Recorded outcome: first production load (2026-04-10)
The following summarizes the live run against Oracle PROD (dry_run: false) executed on 2026-04-10.
Both schemas were processed in a single flow run. Botany processing ran approximately 12:10–20:12 UTC; entomology followed immediately, 20:12–21:11 UTC (~9 hours total elapsed).
| Field | Value |
|---|---|
oracle_actors_extracted (total) | 250,274 |
oracle_rows_per_schema — MUSIT_BOTANIKK_FELLES | 235,124 |
oracle_rows_per_schema — MUSIT_ZOOLOGI_ENTOMOLOGI | 15,150 |
agents_created | 250,274 |
agents_skipped | 0 |
errors | 0 |
All extracted actors mapped to Specify agenttype 1 (Person). There were no organisation (ACTOR_TYPE 1 or 2) rows in either schema. No duplicate markers were encountered (clean first-time load). The run is treated as an operational success for Phase 1.1.
Deployment
Registered in prefect.yaml as migrate-musit-agents-dev (see that file for work_pool / parameters).

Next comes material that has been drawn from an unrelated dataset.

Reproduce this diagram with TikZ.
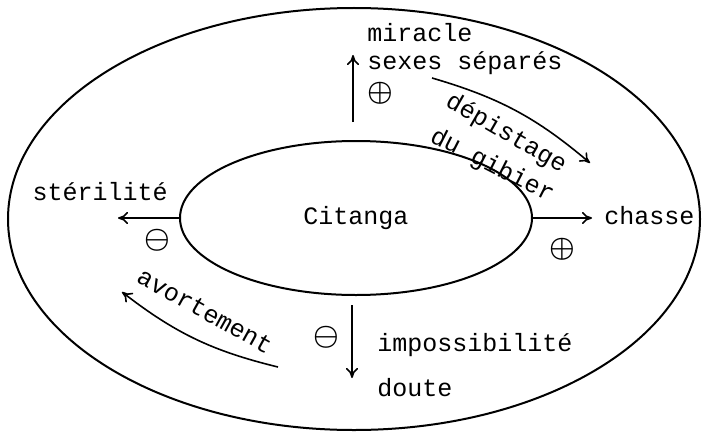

Run from the CLI with PREFECT_API_URL pointed at your server, for example:
prefect deployment run "Migrate MUSIT Actors/migrate-musit-agents-dev" --param dry_run=false
Recommended order
For a greenfield database, run collection agents (migrate_musit_agents_flow) before application users (migrate_users_flow) if you later want a single Agent per person across specimens and logins. If users were migrated first, you may temporarily have two Agent rows for some staff until a merge pass is defined.